--- START OF Information shown ---
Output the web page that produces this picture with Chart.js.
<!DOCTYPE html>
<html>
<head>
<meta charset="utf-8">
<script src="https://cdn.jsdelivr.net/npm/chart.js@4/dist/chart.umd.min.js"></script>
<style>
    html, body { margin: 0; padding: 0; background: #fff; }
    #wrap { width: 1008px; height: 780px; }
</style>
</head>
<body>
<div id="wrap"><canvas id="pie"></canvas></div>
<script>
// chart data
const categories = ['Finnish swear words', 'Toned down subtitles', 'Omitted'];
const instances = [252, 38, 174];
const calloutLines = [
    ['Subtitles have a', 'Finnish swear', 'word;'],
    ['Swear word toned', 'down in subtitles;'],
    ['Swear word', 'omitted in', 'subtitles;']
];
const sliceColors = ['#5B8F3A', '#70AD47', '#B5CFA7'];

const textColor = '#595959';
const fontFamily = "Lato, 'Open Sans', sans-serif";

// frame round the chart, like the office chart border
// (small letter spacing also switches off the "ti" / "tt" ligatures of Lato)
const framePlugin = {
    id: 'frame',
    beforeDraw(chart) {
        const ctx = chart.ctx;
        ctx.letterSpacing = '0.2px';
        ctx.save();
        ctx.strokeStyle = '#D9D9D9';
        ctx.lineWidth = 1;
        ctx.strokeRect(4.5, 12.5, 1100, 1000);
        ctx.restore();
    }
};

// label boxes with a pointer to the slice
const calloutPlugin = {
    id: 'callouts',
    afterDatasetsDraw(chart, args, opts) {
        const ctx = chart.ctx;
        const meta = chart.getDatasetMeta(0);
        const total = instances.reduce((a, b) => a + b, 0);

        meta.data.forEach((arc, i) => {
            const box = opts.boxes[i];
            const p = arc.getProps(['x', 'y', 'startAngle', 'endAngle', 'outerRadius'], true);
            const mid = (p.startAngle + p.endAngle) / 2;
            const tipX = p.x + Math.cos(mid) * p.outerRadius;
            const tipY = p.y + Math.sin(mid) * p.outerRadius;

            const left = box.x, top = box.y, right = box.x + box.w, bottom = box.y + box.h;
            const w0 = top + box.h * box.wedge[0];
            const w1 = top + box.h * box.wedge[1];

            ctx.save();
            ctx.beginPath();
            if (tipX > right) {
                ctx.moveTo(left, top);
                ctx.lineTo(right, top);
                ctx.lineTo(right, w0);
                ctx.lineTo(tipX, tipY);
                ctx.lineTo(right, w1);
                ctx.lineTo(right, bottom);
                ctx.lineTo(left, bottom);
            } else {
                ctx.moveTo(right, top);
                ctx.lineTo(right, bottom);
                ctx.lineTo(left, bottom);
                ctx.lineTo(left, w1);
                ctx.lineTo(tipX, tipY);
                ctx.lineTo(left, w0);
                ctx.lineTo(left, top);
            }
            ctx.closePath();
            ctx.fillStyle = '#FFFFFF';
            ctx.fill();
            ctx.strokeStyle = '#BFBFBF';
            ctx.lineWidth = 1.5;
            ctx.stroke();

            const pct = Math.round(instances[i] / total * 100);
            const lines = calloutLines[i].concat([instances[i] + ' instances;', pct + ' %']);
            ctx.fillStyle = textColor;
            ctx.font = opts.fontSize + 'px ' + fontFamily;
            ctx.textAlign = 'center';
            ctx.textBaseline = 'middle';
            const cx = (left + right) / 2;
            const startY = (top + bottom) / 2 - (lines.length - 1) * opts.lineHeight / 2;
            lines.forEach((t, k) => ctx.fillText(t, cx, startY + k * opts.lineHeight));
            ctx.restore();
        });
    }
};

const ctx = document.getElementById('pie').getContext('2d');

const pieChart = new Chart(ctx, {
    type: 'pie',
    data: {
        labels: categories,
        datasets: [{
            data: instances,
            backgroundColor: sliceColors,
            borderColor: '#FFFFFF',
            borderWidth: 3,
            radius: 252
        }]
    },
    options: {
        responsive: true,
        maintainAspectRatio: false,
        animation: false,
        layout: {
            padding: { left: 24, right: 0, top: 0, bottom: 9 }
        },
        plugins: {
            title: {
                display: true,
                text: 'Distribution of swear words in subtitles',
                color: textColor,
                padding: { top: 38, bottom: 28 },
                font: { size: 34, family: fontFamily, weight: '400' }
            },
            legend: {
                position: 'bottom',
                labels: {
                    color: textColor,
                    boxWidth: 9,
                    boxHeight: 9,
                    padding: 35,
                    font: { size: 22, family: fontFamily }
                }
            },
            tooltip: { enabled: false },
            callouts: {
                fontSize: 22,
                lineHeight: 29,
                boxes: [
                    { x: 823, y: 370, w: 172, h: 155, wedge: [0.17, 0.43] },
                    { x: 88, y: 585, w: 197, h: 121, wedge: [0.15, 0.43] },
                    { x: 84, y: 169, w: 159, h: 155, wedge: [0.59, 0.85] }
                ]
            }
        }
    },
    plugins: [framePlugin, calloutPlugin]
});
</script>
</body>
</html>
--- END OF Information shown ---
**Instruction:** Print the listing above from its first line through the line with "const w1 = top", and stop there.

**Exercise response:**
Output the web page that produces this picture with Chart.js.
<!DOCTYPE html>
<html>
<head>
<meta charset="utf-8">
<script src="https://cdn.jsdelivr.net/npm/chart.js@4/dist/chart.umd.min.js"></script>
<style>
    html, body { margin: 0; padding: 0; background: #fff; }
    #wrap { width: 1008px; height: 780px; }
</style>
</head>
<body>
<div id="wrap"><canvas id="pie"></canvas></div>
<script>
// chart data
const categories = ['Finnish swear words', 'Toned down subtitles', 'Omitted'];
const instances = [252, 38, 174];
const calloutLines = [
    ['Subtitles have a', 'Finnish swear', 'word;'],
    ['Swear word toned', 'down in subtitles;'],
    ['Swear word', 'omitted in', 'subtitles;']
];
const sliceColors = ['#5B8F3A', '#70AD47', '#B5CFA7'];

const textColor = '#595959';
const fontFamily = "Lato, 'Open Sans', sans-serif";

// frame round the chart, like the office chart border
// (small letter spacing also switches off the "ti" / "tt" ligatures of Lato)
const framePlugin = {
    id: 'frame',
    beforeDraw(chart) {
        const ctx = chart.ctx;
        ctx.letterSpacing = '0.2px';
        ctx.save();
        ctx.strokeStyle = '#D9D9D9';
        ctx.lineWidth = 1;
        ctx.strokeRect(4.5, 12.5, 1100, 1000);
        ctx.restore();
    }
};

// label boxes with a pointer to the slice
const calloutPlugin = {
    id: 'callouts',
    afterDatasetsDraw(chart, args, opts) {
        const ctx = chart.ctx;
        const meta = chart.getDatasetMeta(0);
        const total = instances.reduce((a, b) => a + b, 0);

        meta.data.forEach((arc, i) => {
            const box = opts.boxes[i];
            const p = arc.getProps(['x', 'y', 'startAngle', 'endAngle', 'outerRadius'], true);
            const mid = (p.startAngle + p.endAngle) / 2;
            const tipX = p.x + Math.cos(mid) * p.outerRadius;
            const tipY = p.y + Math.sin(mid) * p.outerRadius;

            const left = box.x, top = box.y, right = box.x + box.w, bottom = box.y + box.h;
            const w0 = top + box.h * box.wedge[0];
            const w1 = top + box.h * box.wedge[1];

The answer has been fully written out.